4. The Russian objective is thirty cruisers by 1957.
5. I Was a Soviet Worker, by Andrew Smith. Having very prudently retained his U. S. passport, Smith was enabled to get out of Russia, safe but utterly disillusioned.
6. There is a mass of evidence to show that, at the outset volunteer units of Russian deserters, up to a total of 200,000, were formed for guard duties on the German lines of communication. They were under they over-all charge of General Koestring, former military attaché in Moscow.
7. The story of this revolt was kept a close secret by the Kremlin and Victor Semenovitch Abarkinov, and his executioners, and only revealed by the ex-Soviet Staff Officer, Ivan Krylov.
8. Brigadier C. H. Dewhurst, one-time Chief of the British Mission to the Soviet Forces of Occupation in East Germany.
9. National Alliance of Russian Solidarists. Other organizations include a small Monarchist group and a bourgeois movement known as the ‘Joint.’

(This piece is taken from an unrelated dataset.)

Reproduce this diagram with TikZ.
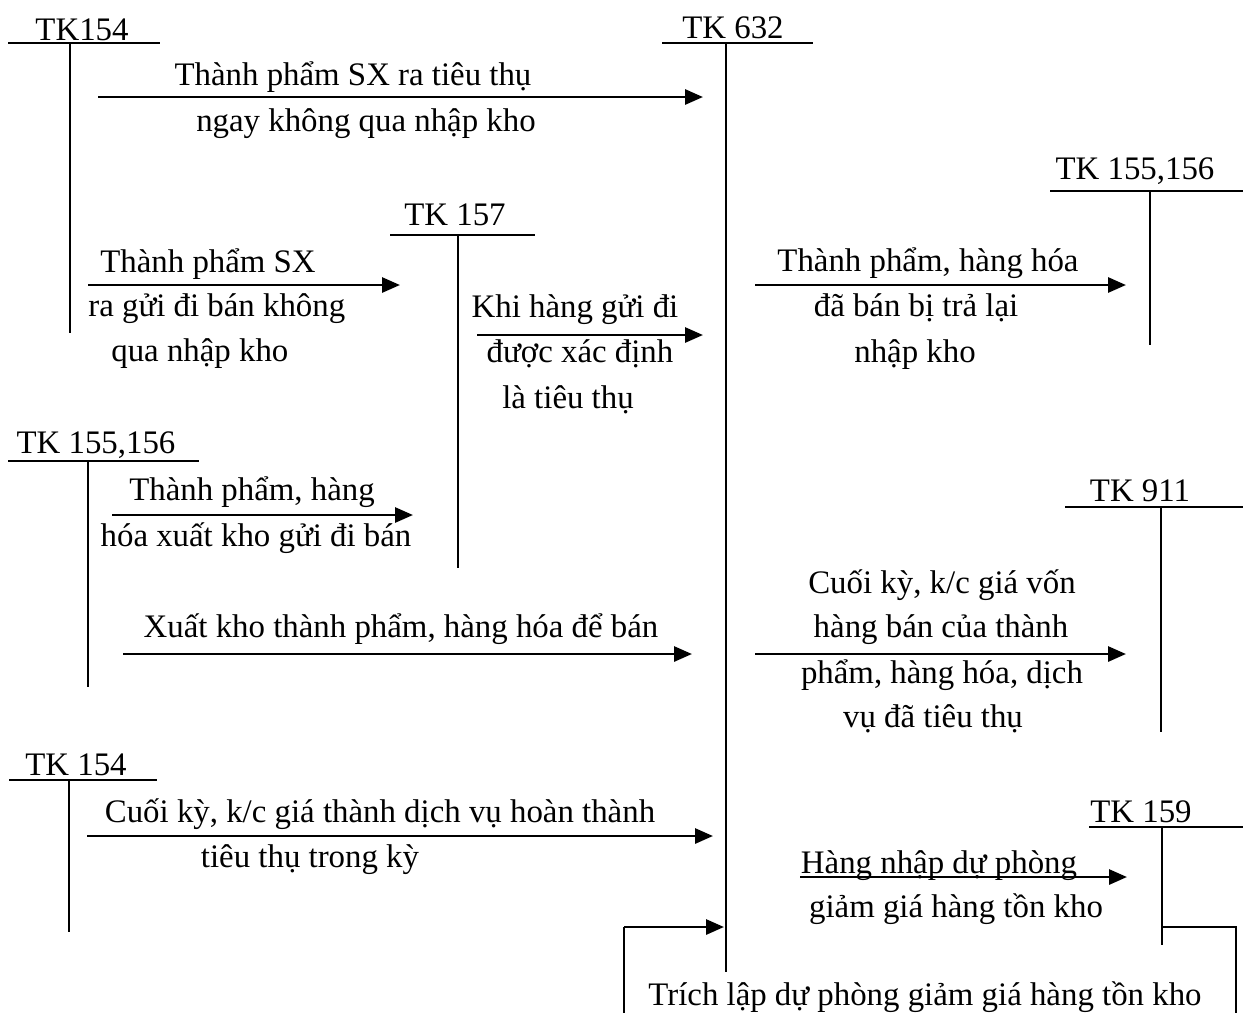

10. Since they are provided with no general maps of East Germany, nor even local ones of the area in which they are stationed, Red Army Officers and men quite literally do not know where they are, which is not helpful towards escape.
11. The erstwhile tributary domains of the Chinese “Outer Empire”—equally dear to Mao’s heart—include Korea, Annam, Siam, Burma, Sikkin, Formosa, the Ryukki islands, Bhutan, and Nepal. In the last-named air fields have already been constructed. Russia, of course, is firmly established on India’s western flank.
12. Since this was written Krushchev has prevailed in his struggle for power with Malenkov. It is question able, however, if Malenkov’s successor, the “chair- borne” Bulganin, will command the loyalty of such front-line military leaders as Zhukov and Voroshilov, or the support of the rank and file of the Red Army. Further convulsions may confidently be expected.
13. Although a Marshal and Minister for Defence, Bulganin has done hardly any practical soldering. He is the typical bureaucrat dressed up in uniform.